**PROBLEM TO WORK ON**
Copy everything in the data below exactly except the pictures.

**DATA**
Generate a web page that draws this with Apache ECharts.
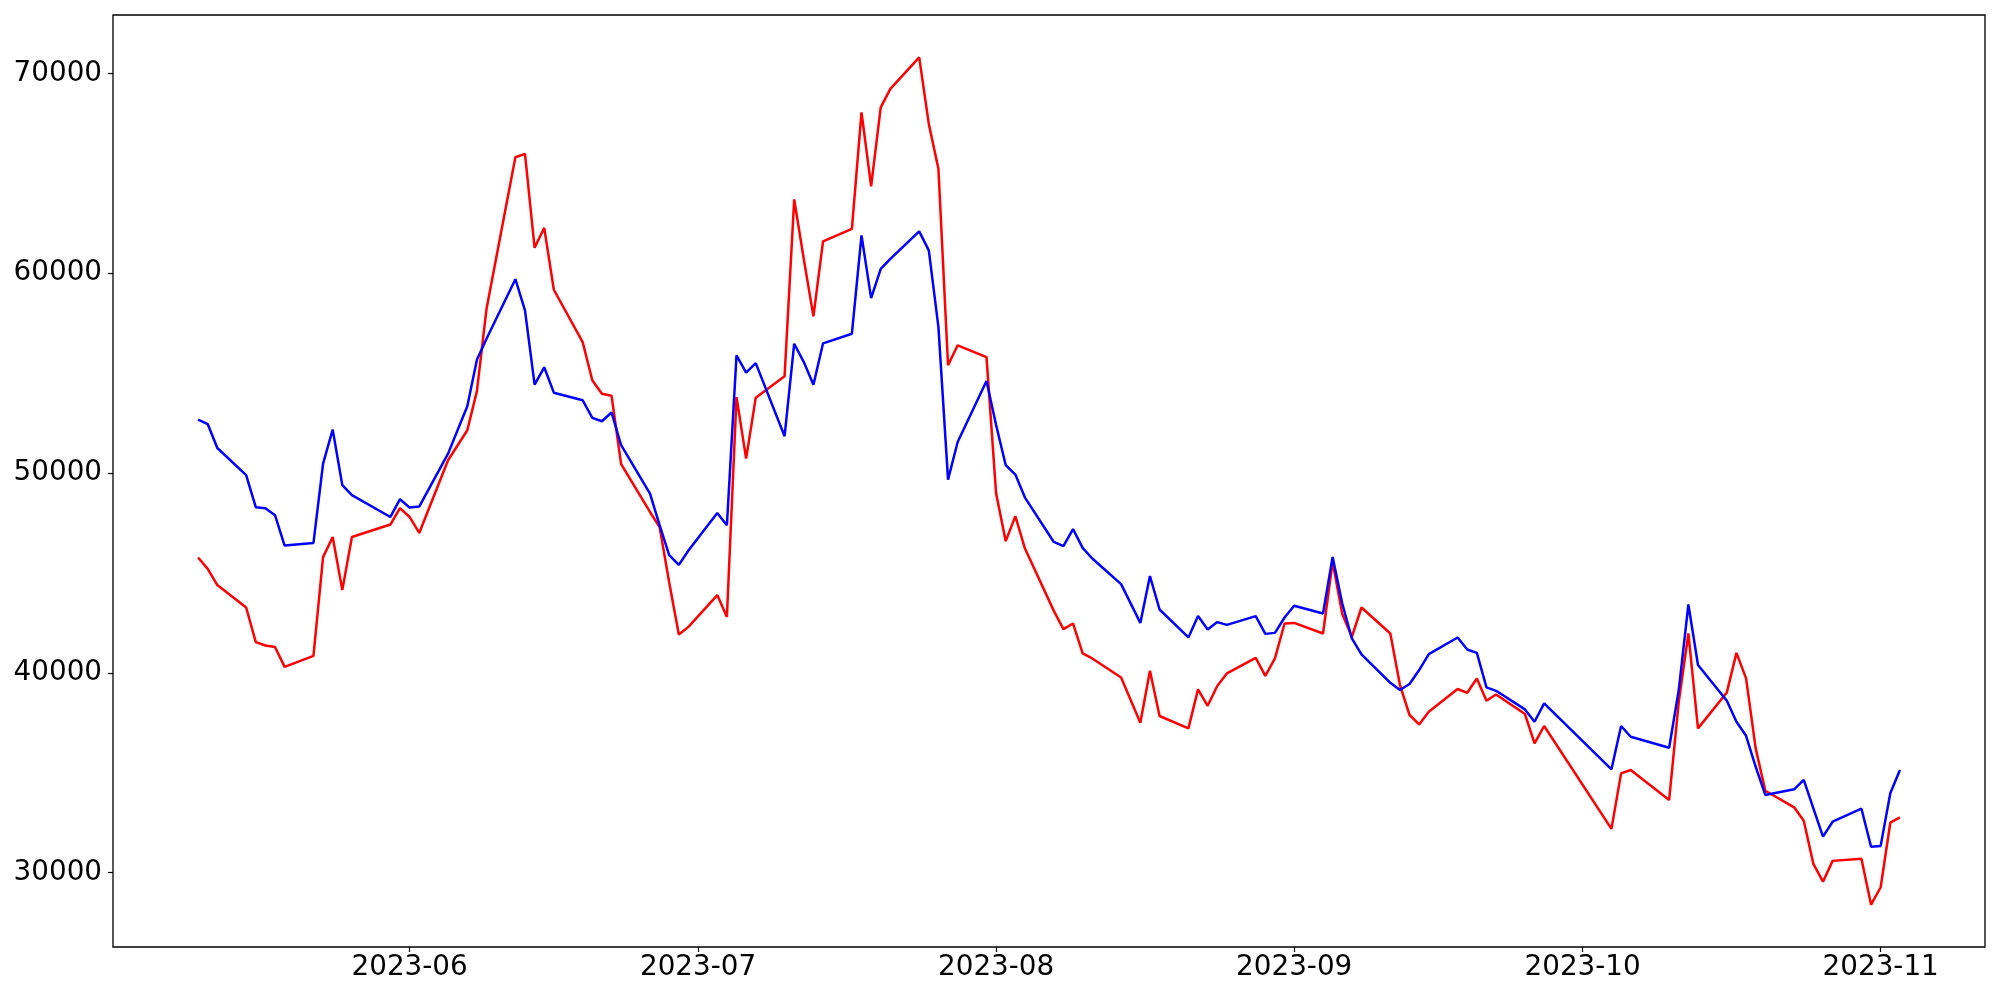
<!DOCTYPE html>
<html>
<head>
<meta charset="utf-8">
<title>chart</title>
<script src="https://cdn.jsdelivr.net/npm/echarts@6/dist/echarts.min.js"></script>
<style>
  html, body { margin: 0; padding: 0; background: #fff; }
  #chart { width: 2000px; height: 1000px; }
</style>
</head>
<body>
<div id="chart"></div>
<script>
// trading days (weekdays, with market holidays missing)
const dates = [
  '2023-05-10','2023-05-11','2023-05-12','2023-05-15','2023-05-16','2023-05-17','2023-05-18','2023-05-19',
  '2023-05-22','2023-05-23','2023-05-24','2023-05-25','2023-05-26','2023-05-30','2023-05-31','2023-06-01','2023-06-02',
  '2023-06-05','2023-06-07','2023-06-08','2023-06-09','2023-06-12','2023-06-13','2023-06-14','2023-06-15','2023-06-16',
  '2023-06-19','2023-06-20','2023-06-21','2023-06-22','2023-06-23','2023-06-26','2023-06-27','2023-06-28','2023-06-29','2023-06-30',
  '2023-07-03','2023-07-04','2023-07-05','2023-07-06','2023-07-07','2023-07-10','2023-07-11','2023-07-12','2023-07-13','2023-07-14',
  '2023-07-17','2023-07-18','2023-07-19','2023-07-20','2023-07-21','2023-07-24','2023-07-25','2023-07-26','2023-07-27','2023-07-28','2023-07-31',
  '2023-08-01','2023-08-02','2023-08-03','2023-08-04','2023-08-07','2023-08-08','2023-08-09','2023-08-10','2023-08-11',
  '2023-08-14','2023-08-16','2023-08-17','2023-08-18','2023-08-21','2023-08-22','2023-08-23','2023-08-24','2023-08-25',
  '2023-08-28','2023-08-29','2023-08-30','2023-08-31','2023-09-01',
  '2023-09-04','2023-09-05','2023-09-06','2023-09-07','2023-09-08','2023-09-11','2023-09-12','2023-09-13','2023-09-14','2023-09-15',
  '2023-09-18','2023-09-19','2023-09-20','2023-09-21','2023-09-22','2023-09-25','2023-09-26','2023-09-27',
  '2023-10-04','2023-10-05','2023-10-06','2023-10-10','2023-10-11','2023-10-12','2023-10-13',
  '2023-10-16','2023-10-17','2023-10-18','2023-10-19','2023-10-20','2023-10-23','2023-10-24','2023-10-25','2023-10-26','2023-10-27',
  '2023-10-30','2023-10-31','2023-11-01','2023-11-02','2023-11-03'
]

const redValues = [
  45770, 45200, 44390, 43270, 41540, 41370, 41290, 40300,
  40850, 45790, 46800, 44140, 46800, 47420, 48240, 47800, 47000,
  50640, 52140, 54100, 58220, 65800, 65970, 61270, 62270, 59170,
  56550, 54640, 53970, 53870, 50440, 48050, 47300, 44520, 41920, 42300,
  43890, 42800, 53800, 50720, 53770, 54840, 63690, 60700, 57840, 61590,
  62220, 68050, 64350, 68300, 69220, 70800, 67470, 65220, 55390, 56390, 55800,
  48970, 46590, 47840, 46220, 43100, 42190, 42470, 40970, 40720,
  39770, 37500, 40100, 37840, 37220, 39170, 38350, 39340, 39970,
  40750, 39850, 40720, 42470, 42500,
  41970, 45550, 42940, 41800, 43270, 41970, 39390, 37890, 37420, 38050,
  39190, 39000, 39720, 38600, 38920, 37940, 36470, 37340,
  32190, 34970, 35140, 33640, 38550, 41970, 37220,
  39020, 41000, 39720, 36220, 34100, 33270, 32600, 30440, 29550, 30590,
  30700, 28400, 29270, 32500, 32770
]

const blueValues = [
  52670, 52450, 51250, 49890, 48290, 48240, 47890, 46370,
  46500, 50470, 52170, 49390, 48890, 47800, 48690, 48270, 48320,
  50970, 53340, 55670, 56720, 59700, 58140, 54420, 55290, 54020,
  53640, 52760, 52590, 53030, 51390, 48970, 47390, 45890, 45400, 46120,
  48000, 47390, 55890, 55020, 55500, 51840, 56470, 55550, 54420, 56490,
  56970, 61890, 58750, 60220, 60720, 62090, 61140, 57300, 49670, 51550, 54600,
  52400, 50390, 49920, 48770, 46550, 46340, 47190, 46250, 45720,
  44440, 42500, 44840, 43170, 41770, 42840, 42170, 42540, 42400,
  42840, 41950, 42000, 42770, 43360,
  42970, 45800, 43470, 41720, 40920, 39500, 39140, 39440, 40140, 40940,
  41770, 41170, 41000, 39270, 39100, 38170, 37550, 38470,
  35170, 37340, 36800, 36250, 39140, 43420, 40390,
  38600, 37550, 36850, 35300, 33890, 34170, 34640, 33220, 31800, 32550,
  33200, 31300, 31340, 33970, 35140
]

const xTickLabels = ['2023-06', '2023-07', '2023-08', '2023-09', '2023-10', '2023-11']
const yTickValues = [30000, 40000, 50000, 60000, 70000]

function toTime(s) {
  const p = s.split('-')
  return Date.UTC(+p[0], +p[1] - 1, p[2] ? +p[2] : 1)
}

const times = dates.map(toTime)
const xTicks = xTickLabels.map(toTime)

// matplotlib style 5% margins around the data
const tMin = times[0], tMax = times[times.length - 1]
const tPad = (tMax - tMin) * 0.05
const allVals = redValues.concat(blueValues)
const vMin = Math.min.apply(null, allVals), vMax = Math.max.apply(null, allVals)
const vPad = (vMax - vMin) * 0.05

const font = { fontFamily: 'DejaVu Sans', fontSize: 27.8, color: '#000' }
const tickStyle = { color: '#000', width: 1.2 }

const chart = echarts.init(document.getElementById('chart'))
chart.setOption({
  animation: false,
  backgroundColor: '#fff',
  grid: {
    left: 113, right: 15, top: 15, bottom: 53,
    show: true, borderColor: '#000', borderWidth: 1.3,
    backgroundColor: 'transparent'
  },
  // dates kept as timestamps on a plain value axis
  xAxis: {
    type: 'value',
    min: tMin - tPad,
    max: tMax + tPad,
    axisLine: { show: false },
    splitLine: { show: false },
    axisTick: { show: true, length: 5, lineStyle: tickStyle, customValues: xTicks },
    axisLabel: Object.assign({
      margin: 7,
      customValues: xTicks,
      formatter: function (v) {
        return xTickLabels[xTicks.indexOf(v)] || ''
      }
    }, font)
  },
  yAxis: {
    type: 'value',
    min: vMin - vPad,
    max: vMax + vPad,
    axisLine: { show: false },
    splitLine: { show: false },
    axisTick: { show: true, length: 5, lineStyle: tickStyle, customValues: yTickValues },
    axisLabel: Object.assign({
      margin: 11,
      customValues: yTickValues,
      formatter: function (v) { return String(v) }
    }, font)
  },
  series: [{
    type: 'line',
    data: times.map((t, i) => [t, redValues[i]]),
    showSymbol: false,
    lineStyle: { color: '#ff0000', width: 2.5 },
    itemStyle: { color: '#ff0000' }
  }, {
    type: 'line',
    data: times.map((t, i) => [t, blueValues[i]]),
    showSymbol: false,
    lineStyle: { color: '#0000ff', width: 2.5 },
    itemStyle: { color: '#0000ff' }
  }]
})
</script>
</body>
</html>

**TASK OUTPUT**
Generate a web page that draws this with Apache ECharts.
<!DOCTYPE html>
<html>
<head>
<meta charset="utf-8">
<title>chart</title>
<script src="https://cdn.jsdelivr.net/npm/echarts@6/dist/echarts.min.js"></script>
<style>
  html, body { margin: 0; padding: 0; background: #fff; }
  #chart { width: 2000px; height: 1000px; }
</style>
</head>
<body>
<div id="chart"></div>
<script>
// trading days (weekdays, with market holidays missing)
const dates = [
  '2023-05-10','2023-05-11','2023-05-12','2023-05-15','2023-05-16','2023-05-17','2023-05-18','2023-05-19',
  '2023-05-22','2023-05-23','2023-05-24','2023-05-25','2023-05-26','2023-05-30','2023-05-31','2023-06-01','2023-06-02',
  '2023-06-05','2023-06-07','2023-06-08','2023-06-09','2023-06-12','2023-06-13','2023-06-14','2023-06-15','2023-06-16',
  '2023-06-19','2023-06-20','2023-06-21','2023-06-22','2023-06-23','2023-06-26','2023-06-27','2023-06-28','2023-06-29','2023-06-30',
  '2023-07-03','2023-07-04','2023-07-05','2023-07-06','2023-07-07','2023-07-10','2023-07-11','2023-07-12','2023-07-13','2023-07-14',
  '2023-07-17','2023-07-18','2023-07-19','2023-07-20','2023-07-21','2023-07-24','2023-07-25','2023-07-26','2023-07-27','2023-07-28','2023-07-31',
  '2023-08-01','2023-08-02','2023-08-03','2023-08-04','2023-08-07','2023-08-08','2023-08-09','2023-08-10','2023-08-11',
  '2023-08-14','2023-08-16','2023-08-17','2023-08-18','2023-08-21','2023-08-22','2023-08-23','2023-08-24','2023-08-25',
  '2023-08-28','2023-08-29','2023-08-30','2023-08-31','2023-09-01',
  '2023-09-04','2023-09-05','2023-09-06','2023-09-07','2023-09-08','2023-09-11','2023-09-12','2023-09-13','2023-09-14','2023-09-15',
  '2023-09-18','2023-09-19','2023-09-20','2023-09-21','2023-09-22','2023-09-25','2023-09-26','2023-09-27',
  '2023-10-04','2023-10-05','2023-10-06','2023-10-10','2023-10-11','2023-10-12','2023-10-13',
  '2023-10-16','2023-10-17','2023-10-18','2023-10-19','2023-10-20','2023-10-23','2023-10-24','2023-10-25','2023-10-26','2023-10-27',
  '2023-10-30','2023-10-31','2023-11-01','2023-11-02','2023-11-03'
]

const redValues = [
  45770, 45200, 44390, 43270, 41540, 41370, 41290, 40300,
  40850, 45790, 46800, 44140, 46800, 47420, 48240, 47800, 47000,
  50640, 52140, 54100, 58220, 65800, 65970, 61270, 62270, 59170,
  56550, 54640, 53970, 53870, 50440, 48050, 47300, 44520, 41920, 42300,
  43890, 42800, 53800, 50720, 53770, 54840, 63690, 60700, 57840, 61590,
  62220, 68050, 64350, 68300, 69220, 70800, 67470, 65220, 55390, 56390, 55800,
  48970, 46590, 47840, 46220, 43100, 42190, 42470, 40970, 40720,
  39770, 37500, 40100, 37840, 37220, 39170, 38350, 39340, 39970,
  40750, 39850, 40720, 42470, 42500,
  41970, 45550, 42940, 41800, 43270, 41970, 39390, 37890, 37420, 38050,
  39190, 39000, 39720, 38600, 38920, 37940, 36470, 37340,
  32190, 34970, 35140, 33640, 38550, 41970, 37220,
  39020, 41000, 39720, 36220, 34100, 33270, 32600, 30440, 29550, 30590,
  30700, 28400, 29270, 32500, 32770
]

const blueValues = [
  52670, 52450, 51250, 49890, 48290, 48240, 47890, 46370,
  46500, 50470, 52170, 49390, 48890, 47800, 48690, 48270, 48320,
  50970, 53340, 55670, 56720, 59700, 58140, 54420, 55290, 54020,
  53640, 52760, 52590, 53030, 51390, 48970, 47390, 45890, 45400, 46120,
  48000, 47390, 55890, 55020, 55500, 51840, 56470, 55550, 54420, 56490,
  56970, 61890, 58750, 60220, 60720, 62090, 61140, 57300, 49670, 51550, 54600,
  52400, 50390, 49920, 48770, 46550, 46340, 47190, 46250, 45720,
  44440, 42500, 44840, 43170, 41770, 42840, 42170, 42540, 42400,
  42840, 41950, 42000, 42770, 43360,
  42970, 45800, 43470, 41720, 40920, 39500, 39140, 39440, 40140, 40940,
  41770, 41170, 41000, 39270, 39100, 38170, 37550, 38470,
  35170, 37340, 36800, 36250, 39140, 43420, 40390,
  38600, 37550, 36850, 35300, 33890, 34170, 34640, 33220, 31800, 32550,
  33200, 31300, 31340, 33970, 35140
]

const xTickLabels = ['2023-06', '2023-07', '2023-08', '2023-09', '2023-10', '2023-11']
const yTickValues = [30000, 40000, 50000, 60000, 70000]

function toTime(s) {
  const p = s.split('-')
  return Date.UTC(+p[0], +p[1] - 1, p[2] ? +p[2] : 1)
}

const times = dates.map(toTime)
const xTicks = xTickLabels.map(toTime)

// matplotlib style 5% margins around the data
const tMin = times[0], tMax = times[times.length - 1]
const tPad = (tMax - tMin) * 0.05
const allVals = redValues.concat(blueValues)
const vMin = Math.min.apply(null, allVals), vMax = Math.max.apply(null, allVals)
const vPad = (vMax - vMin) * 0.05

const font = { fontFamily: 'DejaVu Sans', fontSize: 27.8, color: '#000' }
const tickStyle = { color: '#000', width: 1.2 }

const chart = echarts.init(document.getElementById('chart'))
chart.setOption({
  animation: false,
  backgroundColor: '#fff',
  grid: {
    left: 113, right: 15, top: 15, bottom: 53,
    show: true, borderColor: '#000', borderWidth: 1.3,
    backgroundColor: 'transparent'
  },
  // dates kept as timestamps on a plain value axis
  xAxis: {
    type: 'value',
    min: tMin - tPad,
    max: tMax + tPad,
    axisLine: { show: false },
    splitLine: { show: false },
    axisTick: { show: true, length: 5, lineStyle: tickStyle, customValues: xTicks },
    axisLabel: Object.assign({
      margin: 7,
      customValues: xTicks,
      formatter: function (v) {
        return xTickLabels[xTicks.indexOf(v)] || ''
      }
    }, font)
  },
  yAxis: {
    type: 'value',
    min: vMin - vPad,
    max: vMax + vPad,
    axisLine: { show: false },
    splitLine: { show: false },
    axisTick: { show: true, length: 5, lineStyle: tickStyle, customValues: yTickValues },
    axisLabel: Object.assign({
      margin: 11,
      customValues: yTickValues,
      formatter: function (v) { return String(v) }
    }, font)
  },
  series: [{
    type: 'line',
    data: times.map((t, i) => [t, redValues[i]]),
    showSymbol: false,
    lineStyle: { color: '#ff0000', width: 2.5 },
    itemStyle: { color: '#ff0000' }
  }, {
    type: 'line',
    data: times.map((t, i) => [t, blueValues[i]]),
    showSymbol: false,
    lineStyle: { color: '#0000ff', width: 2.5 },
    itemStyle: { color: '#0000ff' }
  }]
})
</script>
</body>
</html>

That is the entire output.